这些公众论坛大都是十分地方化的,人们用面对面的方式交流思想,增进社区成员之间的联系。从1826年开始,学术讲演逐渐发展成一种演讲表演。这几乎就是今日美国电台里谈话节目的翻版。虽然这种学术讲演一开始规模小,但像广播谈话一样,很快从地区的局限中走了出来,变成了一个供社会电台的广播节目逐步让位给有着像拉什·森堡和哈沃德·斯特思那样全国知名的节目主持人的辛迪加节目一样。当时的这种转变得益于不断发展的各种媒介——报纸、杂志和电报,甚至得益于把全国联系成为一体的铁路网。
不久以后,像拉尔夫·尼尔多·爱默林那样拿高酬金的明星成了有吸引力的主角,他们也渐成了“专家”和“权威”,成为大众信任的信息来源。各电视、电台的节目主持人,可以回答听众的任何问题,包括夫妻的夜生活话题。他们的节目几乎都像今天我们所看到的听众点播,或观众打电话到电视转播现场参与的节目一样,人人都可以参与。

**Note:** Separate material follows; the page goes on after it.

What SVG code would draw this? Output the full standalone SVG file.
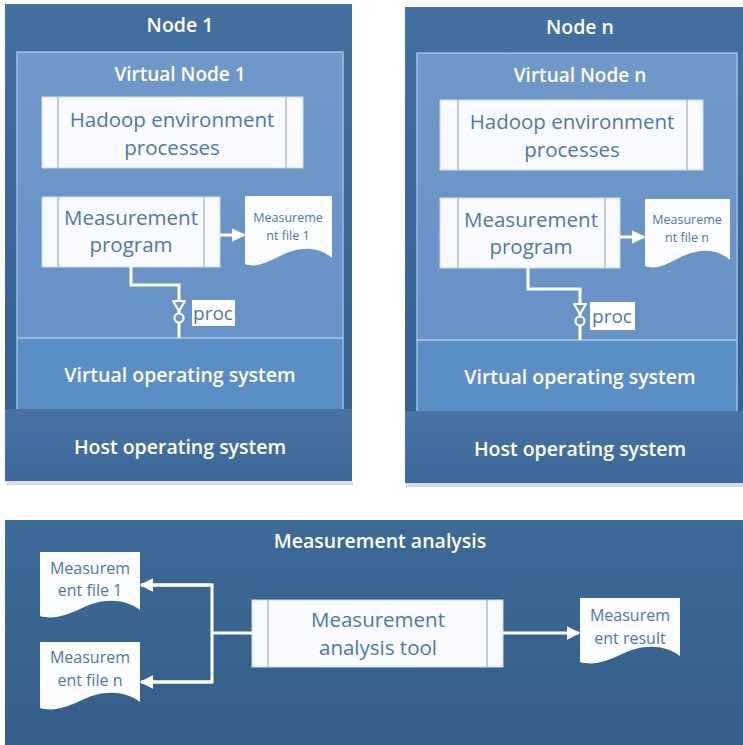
<svg xmlns="http://www.w3.org/2000/svg" width="743" height="745" viewBox="0 0 743 745">
  <defs>
    <linearGradient id="gOuter" x1="0" y1="0" x2="0" y2="1">
      <stop offset="0" stop-color="#44709f"/>
      <stop offset="1" stop-color="#325f8f"/>
    </linearGradient>
    <linearGradient id="gVirt" x1="0" y1="0" x2="0" y2="1">
      <stop offset="0" stop-color="#7098c9"/>
      <stop offset="1" stop-color="#6591c6"/>
    </linearGradient>
    <linearGradient id="gHost" x1="0" y1="0" x2="0" y2="1">
      <stop offset="0" stop-color="#4873a3"/>
      <stop offset="1" stop-color="#3d699a"/>
    </linearGradient>
    <linearGradient id="gAnalysis" x1="0" y1="0" x2="0" y2="1">
      <stop offset="0" stop-color="#3d6a97"/>
      <stop offset="1" stop-color="#355e89"/>
    </linearGradient>
    <marker id="arrow" viewBox="0 0 10 10" refX="9" refY="5" markerWidth="4.5" markerHeight="4.5" orient="auto">
      <path d="M0,0 L10,5 L0,10 Z" fill="#ffffff"/>
    </marker>
  </defs>
  <style>
    .outer { fill: url(#gOuter); }
    .virt { fill: url(#gVirt); stroke: #9fbfe2; stroke-width: 1.5; }
    .vos { fill: #5c8ec6; }
    .sep { stroke: #a8c6e6; stroke-width: 1.5; }
    .host { fill: url(#gHost); }
    .shadow { fill: #d9dde3; }
    .proc { fill: #f8fafd; stroke: #d0dbe8; stroke-width: 1; }
    .bar { stroke: #9aaec6; stroke-width: 1.2; }
    .doc { fill: #fbfcfe; }
    .title { font-family: "Open Sans", "Liberation Sans", sans-serif; fill: #ffffff; text-anchor: middle; font-weight: 600; }
    .blue { font-family: "Open Sans", "Liberation Sans", sans-serif; fill: #4d78aa; text-anchor: middle; }
    .link { fill: none; stroke: #ffffff; stroke-width: 3; }
    .label { fill: #ffffff; }
  </style>

  <!-- Node 1 -->
  <g id="node1">
    <rect class="shadow" x="6" y="481" width="347" height="4"/>
    <rect class="outer" x="5" y="4" width="347" height="477"/>
    <text class="title" x="180" y="32" font-size="19.5">Node 1</text>
    <g id="vnode1">
      <rect class="virt" x="17" y="52" width="326" height="358"/>
      <text class="title" x="180" y="81" font-size="19">Virtual Node 1</text>
      <rect class="vos" x="18" y="338" width="324" height="71"/>
      <line class="sep" x1="17" y1="338" x2="343" y2="338"/>
      <text class="title" x="180" y="382" font-size="19.5">Virtual operating system</text>
    </g>
    <g id="hadoop1">
      <rect class="proc" x="42" y="97" width="261" height="71"/>
      <line class="bar" x1="58" y1="97" x2="58" y2="168"/>
      <line class="bar" x1="286" y1="97" x2="286" y2="168"/>
      <text class="blue" x="172" y="127" font-size="20.5">Hadoop environment</text>
      <text class="blue" x="172" y="155" font-size="20.5">processes</text>
    </g>
    <g id="meas1">
      <rect class="proc" x="42" y="197" width="178" height="70"/>
      <line class="bar" x1="58" y1="197" x2="58" y2="267"/>
      <line class="bar" x1="204" y1="197" x2="204" y2="267"/>
      <text class="blue" x="131" y="225" font-size="20.5">Measurement</text>
      <text class="blue" x="131" y="252" font-size="20.5">program</text>
    </g>
    <g id="file1">
      <path class="doc" d="M245,196 H332 V258 C317,245 297,247 280,256 C266,263 256,268 245,264 Z"/>
      <text class="blue" x="288" y="222" font-size="12.5">Measureme</text>
      <text class="blue" x="288" y="240" font-size="12.5">nt file 1</text>
    </g>
    <g id="proc1">
      <rect class="label" x="192" y="300" width="43" height="26"/>
      <text class="blue" x="213" y="320" font-size="19">proc</text>
    </g>
    <g id="host1">
      <rect class="host" x="5" y="409" width="347" height="72"/>
      <text class="title" x="180" y="454" font-size="19.5">Host operating system</text>
    </g>
  </g>

  <!-- Node n -->
  <g id="noden">
    <rect class="shadow" x="406" y="483" width="340" height="4"/>
    <rect class="outer" x="405" y="7" width="345" height="476"/>
    <text class="title" x="580" y="34" font-size="19.5">Node n</text>
    <g id="vnoden">
      <rect class="virt" x="417" y="53" width="320" height="359"/>
      <text class="title" x="580" y="82" font-size="19">Virtual Node n</text>
      <rect class="vos" x="418" y="340" width="318" height="71"/>
      <line class="sep" x1="417" y1="340" x2="737" y2="340"/>
      <text class="title" x="580" y="384" font-size="19.5">Virtual operating system</text>
    </g>
    <g id="hadoopn">
      <rect class="proc" x="440" y="100" width="263" height="70"/>
      <line class="bar" x1="458" y1="100" x2="458" y2="170"/>
      <line class="bar" x1="687" y1="100" x2="687" y2="170"/>
      <text class="blue" x="572" y="129" font-size="20.5">Hadoop environment</text>
      <text class="blue" x="572" y="157" font-size="20.5">processes</text>
    </g>
    <g id="measn">
      <rect class="proc" x="440" y="198" width="180" height="70"/>
      <line class="bar" x1="458" y1="198" x2="458" y2="268"/>
      <line class="bar" x1="605" y1="198" x2="605" y2="268"/>
      <text class="blue" x="531" y="227" font-size="20.5">Measurement</text>
      <text class="blue" x="531" y="254" font-size="20.5">program</text>
    </g>
    <g id="filen">
      <path class="doc" d="M645,199 H730 V260 C716,247 696,249 679,258 C665,265 656,270 645,266 Z"/>
      <text class="blue" x="687" y="224" font-size="12.5">Measureme</text>
      <text class="blue" x="687" y="242" font-size="12.5">nt file n</text>
    </g>
    <g id="procn">
      <rect class="label" x="590" y="302" width="45" height="28"/>
      <text class="blue" x="612" y="323" font-size="19">proc</text>
    </g>
    <g id="hostn">
      <rect class="host" x="405" y="411" width="345" height="72"/>
      <text class="title" x="580" y="456" font-size="19.5">Host operating system</text>
    </g>
  </g>

  <!-- Measurement analysis -->
  <g id="analysis">
    <rect fill="url(#gAnalysis)" x="5" y="520" width="745" height="230"/>
    <text class="title" x="380" y="548" font-size="19.5">Measurement analysis</text>
    <g id="afile1">
      <path class="doc" d="M40,552 H140 V610 C123,597 100,599 82,608 C67,615 54,620 40,616 Z"/>
      <text class="blue" x="90" y="574" font-size="16">Measurem</text>
      <text class="blue" x="90" y="596" font-size="16">ent file 1</text>
    </g>
    <g id="afilen">
      <path class="doc" d="M40,642 H140 V702 C123,689 100,691 82,700 C67,707 54,712 40,708 Z"/>
      <text class="blue" x="90" y="663" font-size="16">Measurem</text>
      <text class="blue" x="90" y="686" font-size="16">ent file n</text>
    </g>
    <g id="tool">
      <rect class="proc" x="252" y="600" width="251" height="67"/>
      <line class="bar" x1="268" y1="600" x2="268" y2="667"/>
      <line class="bar" x1="487" y1="600" x2="487" y2="667"/>
      <text class="blue" x="378" y="627" font-size="20.5">Measurement</text>
      <text class="blue" x="378" y="655" font-size="20.5">analysis tool</text>
    </g>
    <g id="result">
      <path class="doc" d="M580,598 H680 V656 C663,643 640,645 622,654 C607,661 594,666 580,662 Z"/>
      <text class="blue" x="630" y="621" font-size="16">Measurem</text>
      <text class="blue" x="630" y="644" font-size="16">ent result</text>
    </g>
  </g>

  <!-- Connectors -->
  <g id="connectors">
    <line class="link" x1="220" y1="235" x2="244" y2="235" marker-end="url(#arrow)"/>
    <line class="link" x1="620" y1="237" x2="644" y2="237" marker-end="url(#arrow)"/>

    <polyline class="link" points="131,267 131,285 179,285 179,338"/>
    <path d="M173,301 L179,311 L185,301 Z" fill="#6a95c8" stroke="#ffffff" stroke-width="2.2" stroke-linejoin="round"/>
    <circle cx="179" cy="318" r="4.5" fill="#6a95c8" stroke="#ffffff" stroke-width="2.2"/>

    <polyline class="link" points="528,268 528,289 580,289 580,340"/>
    <path d="M574,304 L580,314 L586,304 Z" fill="#6a95c8" stroke="#ffffff" stroke-width="2.2" stroke-linejoin="round"/>
    <circle cx="580" cy="321" r="4.5" fill="#6a95c8" stroke="#ffffff" stroke-width="2.2"/>

    <polyline class="link" points="252,633 212,633"/>
    <polyline class="link" points="141,585 212,585 212,682 141,682"/>
    <line class="link" x1="212" y1="585" x2="141" y2="585" marker-end="url(#arrow)"/>
    <line class="link" x1="212" y1="682" x2="141" y2="682" marker-end="url(#arrow)"/>
    <line class="link" x1="503" y1="633" x2="579" y2="633" marker-end="url(#arrow)"/>
  </g>
</svg>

这使得节目主持人成了各种社会信息发布的终端,拥有了真正的发言权,而他们的声音不是被压制了,就是被大量的信息淹没了。只有成为“名嘴”,你的声音才会找到市场,否则便会失去市场,这对有讨论和演讲传统的美国人来讲,是一件非常痛苦的事,所以美国人特别注重表达能力,希望在生活中“找到”自己的声音,非常讲究口才,而做出风趣、幽默的演讲,就连七八十岁的老太婆,也常常办家庭式的哲学沙龙、文学沙龙或艺术沙龙。人人都不甘寂寞。
当电视成了生活之需,主持人进一步影响着人们的生活方式,从呱呱坠地的婴儿,到呀呀学语的稚童;从初涉世事的少年,到逐渐成熟的青年。
自40年代末电视机问世以来,美国人的成长始终由电视机伴随着。今日的美国儿童,长到十五岁时将看过1.8万个小时的电视。相比之下,上学的时间只有1.1万个小时,去教堂的时间只有0.3万个小时。
有了电视后,周末去教堂的时间减少了;晚饭后全家人坐在一起聊天的机会没了;放学后孩子在一起玩耍的时间没了!传统的活动被电视节目取而代之。电视不仅成了人们主要的娱乐手段,而且成了美国儿童的保姆、青少年的朋友、中年人的伴侣、老年人的依靠。